YARGITAY KARARI
DAİRE : 15. Ceza Dairesi
ESAS NO : 2012/9305
KARAR NO : 2014/3094
KARAR TARİHİ : 19.02.2014
Tebliğname No : 11 – 2010/42565
MAHKEMESİ : İzmir 9. Asliye Ceza Mahkemesi
TARİHİ : 16/07/2009
NUMARASI : 2008/151 (E) ve 2009/530 (K)
SUÇ : Dolandırıcılık(suç vasfındaki değişiklik nedeniyle özel belgede sahtecilk)
Dosya incelenerek gereği düşünüldü;
Dolandırıcılık suçunun oluşabilmesi için; Failin bir kimseyi, kandırabilecek nitelikte hileli davranışlarla hataya düşürüp, onun veya başkasının zararına, kendisine veya başkasına yarar sağlaması gerekmektedir. Hile nitelikli bir yalandır.
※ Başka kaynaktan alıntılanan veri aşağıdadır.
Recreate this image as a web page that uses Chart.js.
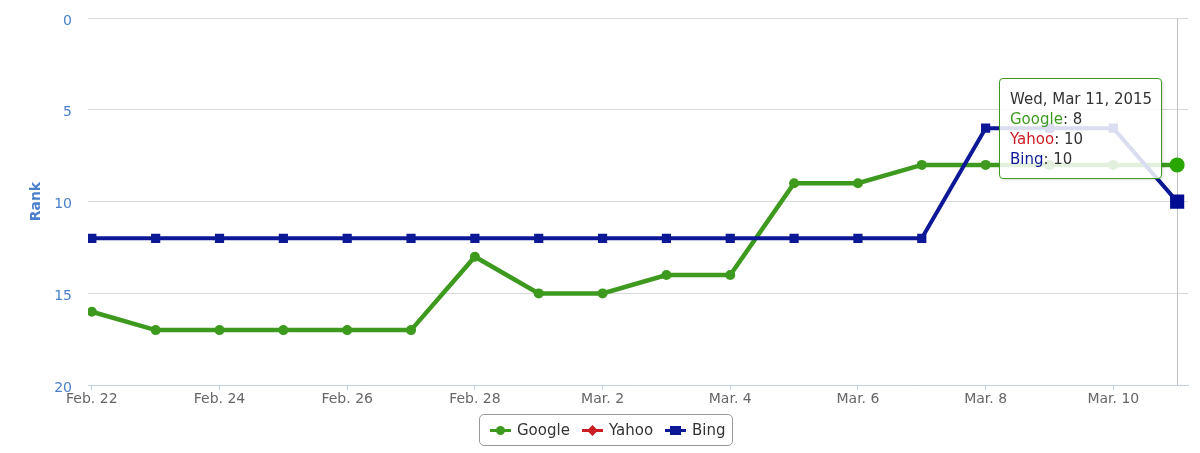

Fail tarafından yapılan hileli davranış belli oranda ağır, yoğun ve ustaca olmalı, sergileniş açısından mağdurun inceleme olanağını ortadan kaldıracak nitelikte bir takım hareketler olmalıdır. Kullanılan hileli davranışlarla mağdur yanılgıya düşürülmeli ve bu yanıltma sonucu yalanlara inanan mağdur tarafından sanık veya bir başkasına haksız çıkar sağlanmalıdır. Hilenin kandırıcı nitelikte olup olmadığı olaysal olarak değerlendirilmeli, olayın özelliği, fiille olan ilişkisi, mağdurun durumu, kullanılmışsa gizlenen veya değiştirilen belgenin nitelikleri ayrı ayrı nazara alınmalıdır.
Sanığın, suç tarihinde cep telefonundan aradığı şikayetçiye kendisini Ankara Emniyet Müdürlüğünde İstihbarat komiseri olarak tanıttıktan sonra şikayetçinin telefonundan bir albay eşinin aranarak küfür edildiğini, bu şahsı bulmak için çalıştıklarını, bu nedenle 05….numaralı telefonu arayarak açık bekletmesini istediği, şikayetçinin de sanığa inanarak numarayı arayıp 20-25 dakika açık beklettiği, bu sırada sanığın telsiz sesine benzer konuşmaları şikayetçiye dinlettiği, bir süre sonra şikayetçinin kandırıldığını anladığı, sanığın bu şekilde gerçekleşen eyleminin dolandırıcılık suçunu oluşturduğunun iddia edildiği olayda; sanık hakkında 5237 sayılı TCK’nın 157/1 maddesinde yer alan dolandırıcılık suçundan kamu davası açıldığı halde yargılama konusu ve iddianamede anlatılan olaylar ile ilgisi bulunmayan sahtecilik suçundan hüküm kurulması,
Bozmayı gerektirmiş, Cumhuriyet savcısı ve sanığın temyiz itirazları bu itibarla yerinde görülmüş olduğundan sair yönleri incelenmeyen hükmün bu sebepten dolayı 5320 sayılı Kanun’un 8/1. maddesi gereğince uygulanması gereken 1412 sayılı CMUK’nın 321. maddesi uyarınca BOZULMASINA, 19.02.2014 tarihinde oybirliğiyle karar verildi.